UNSW's Faculty of Built Environment has received a $10 million endowment from philanthropist Judith Neilson to help transform the lives of some of the world’s most vulernable people.
The Judith Neilson Chair in Architecture will take the lead in researching the design of affordable housing for the tens of millions of people displaced by natural disasters, geo-political conflicts, and economic and environmental factors.
Dean of UNSW Built Environment, Professor Alec Tzannes AM, described the endowment as an “extraordinary act of philanthropy”.
“I acknowledge Judith Neilson for her long-term vision and commitment to support the betterment of society through architecture.
“Her generous gift to UNSW represents a groundbreaking commitment of global significance for the research, teaching and public debate of architecture with the specific social purpose of improving the lives of displaced and disadvantaged people.
“UNSW Built Environment is honoured to be entrusted as the custodian of Judith’s vision to build new knowledge in architecture and to promote the education of future generations of architects,” Professor Tzannes said.
Ms Neilson – founder and director of Sydney’s White Rabbit Gallery, which is home to one of the world’s most significant collections of Chinese contemporary art – said she was motivated to make a major investment in research to investigate how architecture and design could be used as a powerful force for change.
“One of the most pressing issues of our time is the growing number of displaced people around the world whose communities have been ravaged by geo-political events and natural disasters,” she said.
“We have massive populations who move to temporary housing that they end up living in for years and that in no way meets their needs. Giving people whose lives have been shattered the opportunity to live in afforable dwellings that have been thoughtfully and sustainably designed with enduring materials can help improve their quality of life.”
According to the United Nations High Commissioner for Refugees, there are now more than 51 million displaced people worldwide, with the number predicted to rise. Ms Neilson said “through architecture and design we can, in some way, help restore the safety, diginity and hope of some of the world’s most vulnerable people.”
“Architecture is often the domain of the very privileged, but it’s much more than that. We’re talking about socially transformative design and bringing about policy change.”
Ms Neilson said UNSW’s research record in the Built Environment, along with the Dean’s vision of the power of research to transform lives, made the faculty a natural fit for her endowment.
“I feel very strongly about contributing to a greater culture of philanthropy in Australia.
“There’s a big element of luck in being wealthy – I believe people have a responsibility to give back,” she said.
Professor Tzannes said the Chair will position UNSW as a centre of excellence in Australia and internationally for architecture for a social purpose.
“The level of funding gives UNSW the opportunity to recruit at the highest levels and build a critical mass of scholars and students in a way not currently seen in Australia,” he said.
An international search will commence soon for a leading reseacher to take up the inaugural appointment. Judith Neilson’s gift will also fund an annual public lecture.

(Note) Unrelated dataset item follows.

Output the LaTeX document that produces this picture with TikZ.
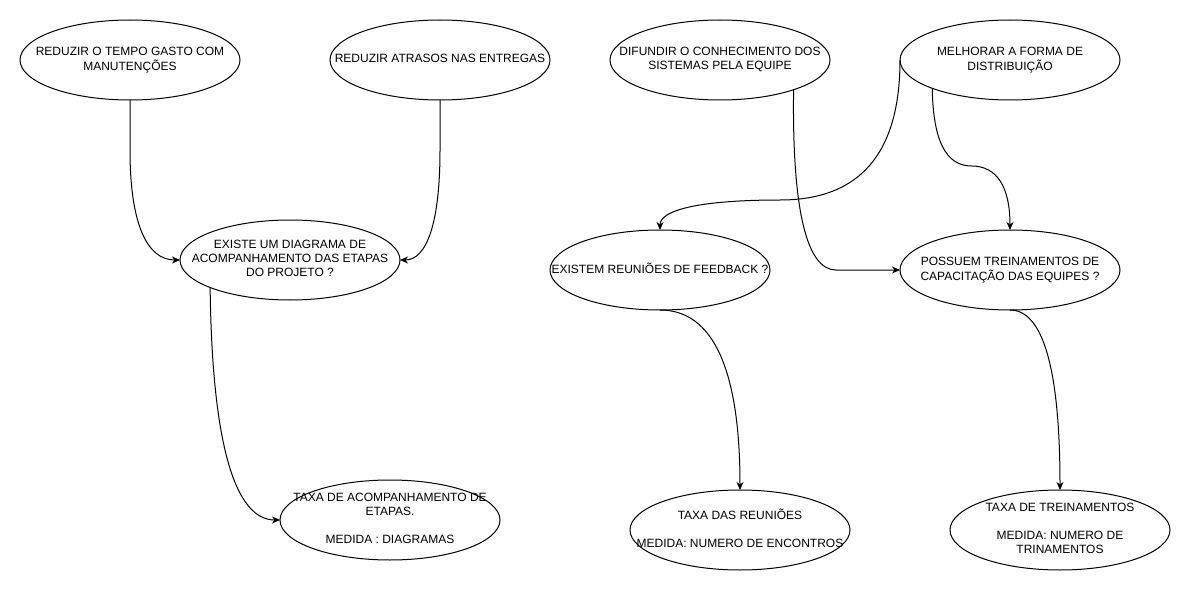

UNSW Chancellor Mr David Gonski AC said: "We thank and congratulate Judith on the leadership she has shown in making this gift. Her endowment will endure and the philanthropic example it represents from someone of her standing will reap in multiples."
Media contact: Denise Knight, UNSW Media Office, 0405 207 685 | email@example.com
Biography: Judith Neilson
Judith Neilson is the founder of the White Rabbit Collection, one of the world’s most significant collections of Chinese contemporary art. She also serves as director of the White Rabbit Gallery in Chippendale, Sydney. Judith was born in Rhodesia (now Zimbabwe), and worked as a graphic designer until her marriage to funds manager Kerr Neilson, with whom she moved to Australia. Resuming her art studies in the late 1990s, she chose as her tutor the Chinese artist Wang Zhiyuan, who at the time was studying in Sydney. On a subsequent visit to China, Judith toured Beijing galleries and studios with Wang Zhiyuan and was captivated by the creative exuberance and technical skill of the art she saw. As a result, Judith decided to begin collecting Chinese contemporary art of the 21st century and to establish a gallery where she could share it with all Australians. The White Rabbit Gallery opened in August 2009.